Milpitas city staff told the City Council on March 3 that a combination of one‑time savings, recurring reductions and stronger interest income has cut a February 2025 structural deficit projection of about $28.5 million by roughly 59% in the five‑year forecast.

The finance director presented the FY2027–FY2031 general fund financial forecast and reserve balances, saying the city is projecting a $2.1 million surplus in FY2627 after a council‑approved $2.7 million use of reserves. The director said one‑time savings and recurring personnel and operational efficiencies were the principal drivers of the improvement and that audited reserve balances as of 6/30/2025 remain healthy.

Council members responded with a series of requests for data and scrutiny. Vice Mayor raised the timing and asked for a single tracking list of all information requests so council can review answers before budget adoption in June. Multiple council members requested a memo that itemizes the midyear council actions that produced the $6 million‑plus change in adopted/amended amounts; a three‑year comparison of interest earnings; the total annual overtime dollars (and by department); and an aggregate, non‑identifying accounting of uninsured claims payable (workers’ compensation reserve).

On workers’ compensation, the council pressed HR and finance staff about the city’s third‑party administrator (TPA).
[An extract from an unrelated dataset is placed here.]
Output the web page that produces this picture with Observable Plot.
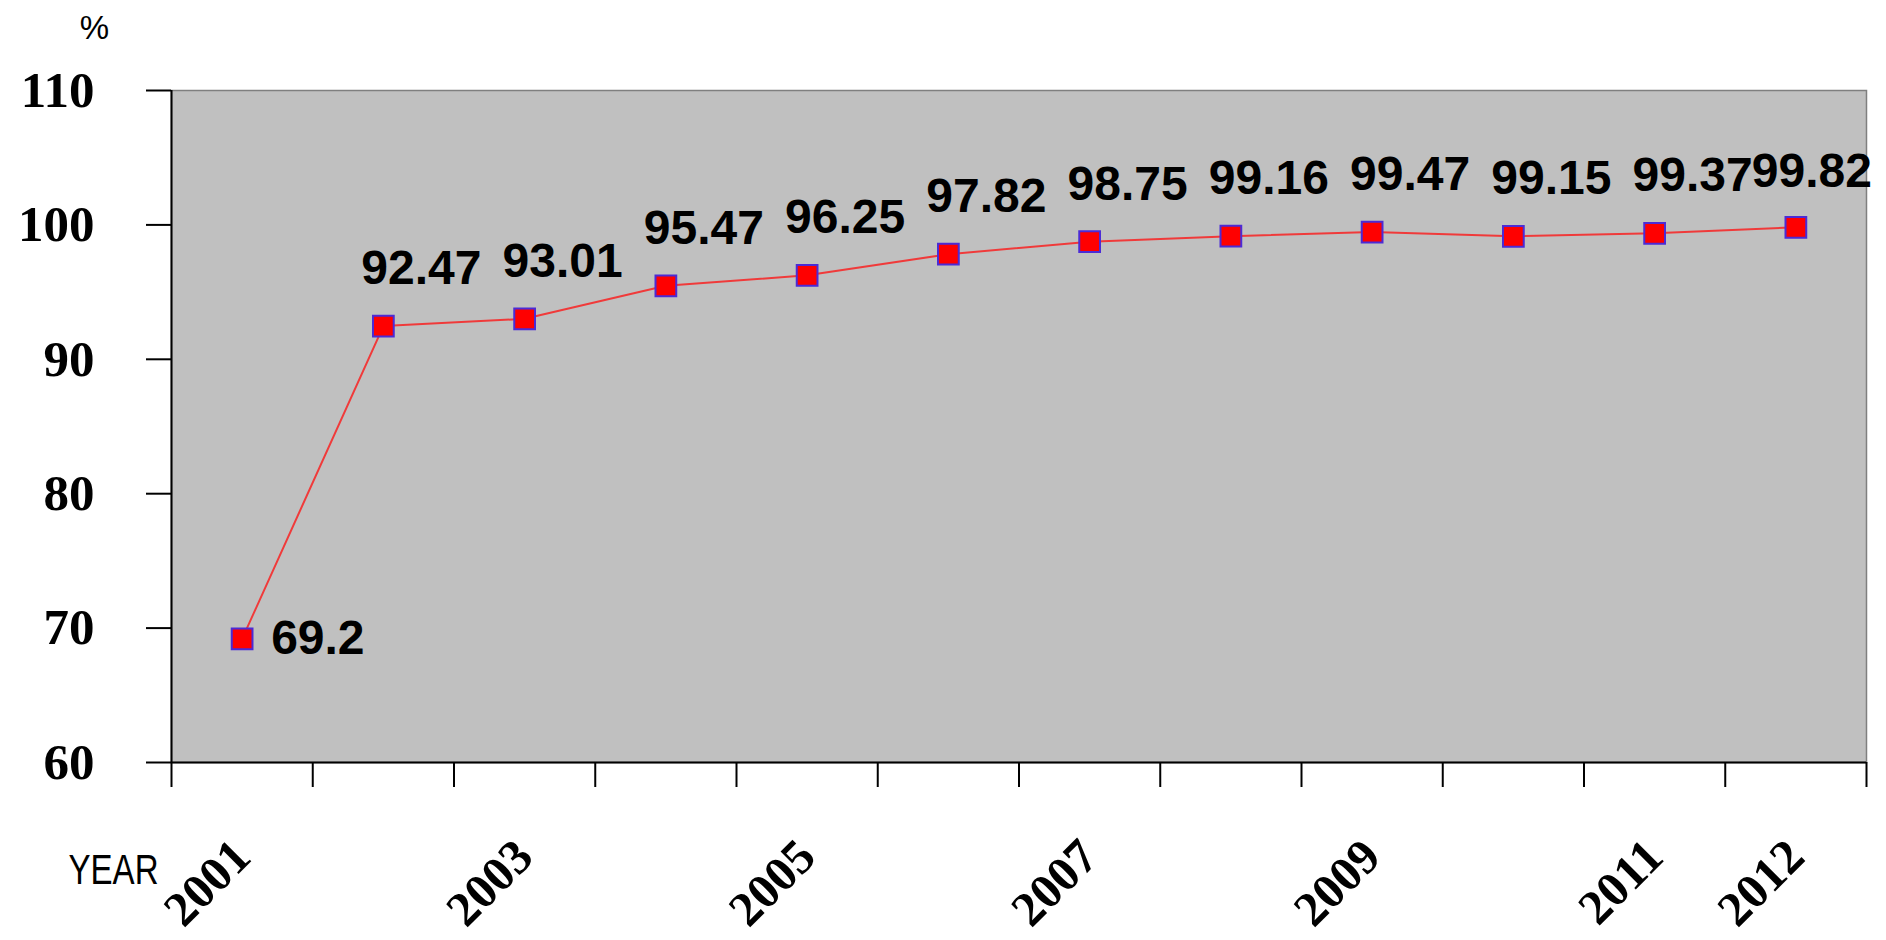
<!DOCTYPE html>
<html>
<head>
<meta charset="utf-8">
<script src="https://cdn.jsdelivr.net/npm/d3@7"></script>
<script src="https://cdn.jsdelivr.net/npm/@observablehq/plot@0.6"></script>
<style>
  html, body { margin: 0; padding: 0; background: #fff; }
  #chart svg { display: block; }
</style>
</head>
<body>
<div id="chart"></div>
<script>
const years = [2001, 2002, 2003, 2004, 2005, 2006, 2007, 2008, 2009, 2010, 2011, 2012];
const values = [69.2, 92.47, 93.01, 95.47, 96.25, 97.82, 98.75, 99.16, 99.47, 99.15, 99.37, 99.82];
const yearTickLabels = [2001, 2003, 2005, 2007, 2009, 2011, 2012];
const yTicks = [60, 70, 80, 90, 100, 110];
const yUnit = "%";
const xTitle = "YEAR";

const table = years.map((year, i) => ({year, value: values[i], label: String(values[i])}));
const n = table.length;
const bandEdges = d3.range(years[0] - 0.5, years[n - 1] + 1, 1);

const sans = "Liberation Sans, Arial, sans-serif";
const serif = "Liberation Serif, Times New Roman, serif";
const labelStyle = {fontSize: 48, fontFamily: sans, fontWeight: "bold", fill: "#000"};

const chart = Plot.plot({
  width: 1886,
  height: 940,
  marginLeft: 171,
  marginRight: 20,
  marginTop: 90,
  marginBottom: 178,
  style: {background: "#ffffff", color: "#000000"},
  x: {type: "linear", domain: [years[0] - 0.5, years[n - 1] + 0.5]},
  y: {domain: [60, 110]},
  marks: [
    Plot.frame({fill: "#c0c0c0", stroke: "#7f7f7f", strokeWidth: 1.5}),
    Plot.ruleX([years[0] - 0.5], {stroke: "#000", strokeWidth: 2}),
    Plot.ruleY([60], {stroke: "#000", strokeWidth: 2}),
    Plot.axisY({ticks: yTicks, tickSize: 25, tickPadding: 52, strokeWidth: 2, label: null,
      fontSize: 51, fontFamily: serif, fontWeight: "bold"}),
    Plot.axisX({ticks: bandEdges, tickSize: 25, strokeWidth: 2, tickFormat: () => "", label: null}),
    Plot.text(yearTickLabels, {x: d => d, frameAnchor: "bottom", text: d => String(d),
      rotate: -45, textAnchor: "end", lineAnchor: "bottom", dx: 11, dy: 97,
      fontSize: 49, fontFamily: serif, fontWeight: "bold", fill: "#000"}),
    Plot.line(table, {x: "year", y: "value", stroke: "#f03a3a", strokeWidth: 2}),
    Plot.dot(table, {x: "year", y: "value", symbol: "square", r: 11.7,
      fill: "#ff0000", stroke: "#4b2bd6", strokeWidth: 2}),
    Plot.text(table.slice(0, 1), {x: "year", y: "value", text: "label",
      textAnchor: "start", lineAnchor: "middle", dx: 29, ...labelStyle}),
    Plot.text(table.slice(1, n - 1), {x: "year", y: "value", text: "label",
      textAnchor: "middle", lineAnchor: "bottom", dx: 38, dy: -42, ...labelStyle}),
    Plot.text(table.slice(n - 1), {x: "year", y: "value", text: "label",
      textAnchor: "middle", lineAnchor: "bottom", dx: 16, dy: -40, ...labelStyle}),
    Plot.text([yUnit], {frameAnchor: "top-left", text: d => d, textAnchor: "middle",
      lineAnchor: "bottom", dx: -77, dy: -52, fontSize: 33, fontFamily: sans, fill: "#000"}),
    Plot.text([xTitle], {frameAnchor: "bottom-left", text: d => d, textAnchor: "start",
      lineAnchor: "bottom", dx: -103, dy: 121, fontSize: 42, fontFamily: sans, fill: "#000",
      className: "xtitle"})
  ]
});

document.getElementById("chart").appendChild(chart);
d3.select(chart).selectAll(".xtitle text")
  .attr("textLength", 90)
  .attr("lengthAdjust", "spacingAndGlyphs");
</script>
</body>
</html>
HR Director Kelly Parmley described the TPA’s role as an administrator of claims and said the city recently commissioned an outside audit and launched a pilot program called Ready Rebound to speed injured employees’ return to work. “They are actually the folks who administer the program on our behalf,” she said. Council members said Sedgwick’s timeliness could be contributing to overtime, particularly in the fire department, and asked staff to report back with performance metrics.

Council also sought further detail on Main Street revitalization funding. Staff said the city holds a flexible one‑time general‑fund allocation of $100,000 and separately has $750,000 in federal funds obtained through Rep. Ro Khanna’s office (a prior $500,000 and a recent $250,000) that are targeted for capital pedestrian/signal improvements and will require Caltrans coordination for capital use. The assistant city manager said staff will return with a recommended spending plan for both sources.

Staff committed to providing the requested materials on an accelerated schedule: an information memo listing the council actions that changed the amended FY2526 numbers, a three‑year interest‑earnings comparison, department‑level overtime dollars, an aggregate account of uninsured claims payable, and an analysis of vacancy savings. The finance director emphasized conservative forecasting assumptions and highlighted external risks — the pending ERAF litigation (estimated 18–20% exposure) and federal tariff/policy uncertainty — that could affect sales‑tax and property‑tax receipts.

The council took no formal budget action at the meeting; staff said it will return with the requested documentation and recommended language as the council moves toward budget study sessions in April and a June adoption.

The presentation and Q&A drew sustained participation from five council members, the acting city manager, the finance director and department leads from HR and budgeting. Staff said the next forecast update and a budget calendar will be presented to council in April.